There you will find much more about this unique scholar and collector
written by his family, friends and colleagues.
Ted did not want his passing to interfere with his mission. He, therefore, set up a Foundation to continue
his effort to share in
his love of life and the pleasure of collecting, transmitting to all who were
willing to listen and learn about tribal heritage and cultures.
Before he died Ted asked his niece, Rachel Wixom, daughter
of the distinguished medievalist, William Wixom, to become executive director
of the Foundation. She left New York and
moved to Santa Fe. She wanted the first
event for the Foundation to be for those who knew and loved Ted. As a member of the Foundation’s Advisory
Committee and having known Ted over more years than anyone else in Santa Fe I
asked that this event be held at our home where ultimately 40 of his friends
and admirers gathered to learn about the Foundation. Rachel told us about some of the goals of
the Foundation. We are establishing a fellowship
which allows someone, probably an advanced student, to come to Santa Fe for two
months with a generous stipend and work on their own project but also work on
the two thousand pieces left in Ted’s collection and organize a small exhibition using
some of them.
Rachel Wixom |
What distinguished Ted from all the others who have studied
native cultures is that he came to it, not as an anthropologist or an
archeologist, but rather as an art historian.
He used that critical eye to distinguish quality in tribal art. We hope that this discipline can be fostered
through the fellowship.
Rachel is working out of her home at the moment and the Foundation
needs a home of it’s own to receive
visitors, house fellowship
winners and allow any staff to work. One hope is to buy Ted’s adobe home where
the collection was assembled and housed for so many years.

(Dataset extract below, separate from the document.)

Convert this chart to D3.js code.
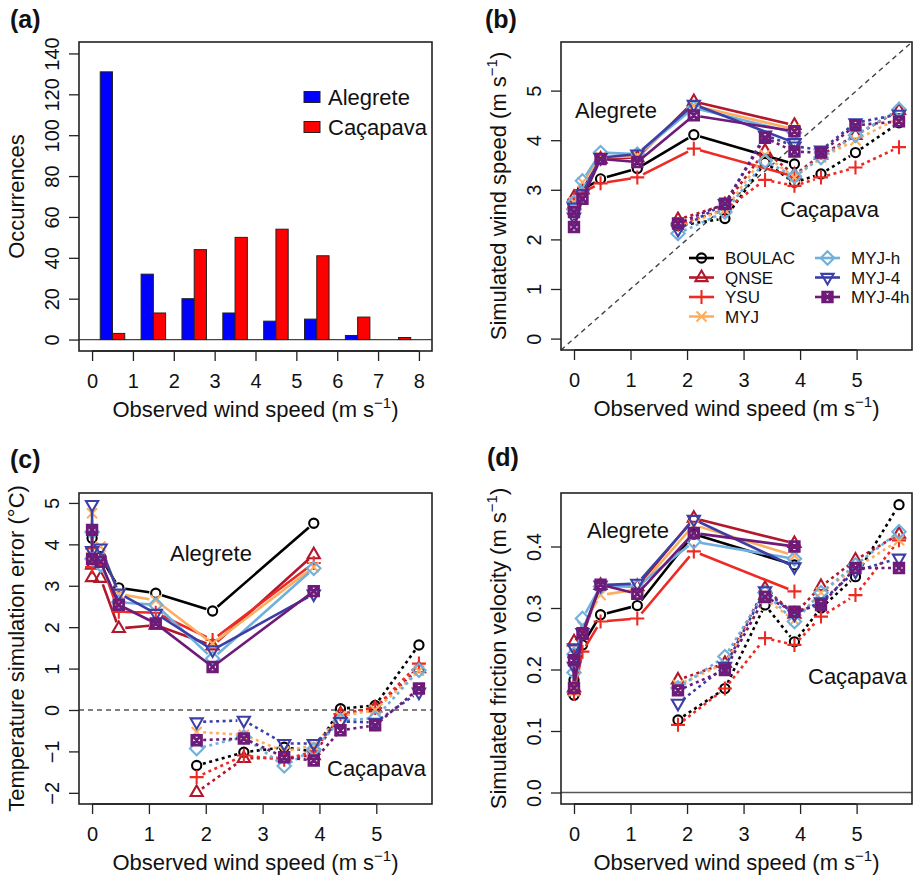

There it might also be possible to show some
of the collection.
1701 Agua Fria, Santa Fe NM |
The website also needs to be developed and while Ted
catalogued much of the collection it still needs to be made accessible on the
internet which is another complicated and expensive project.
Rachel, the board of directors and the advisory committee have
lots of work ahead of them in in order to realize Ted’s final dream.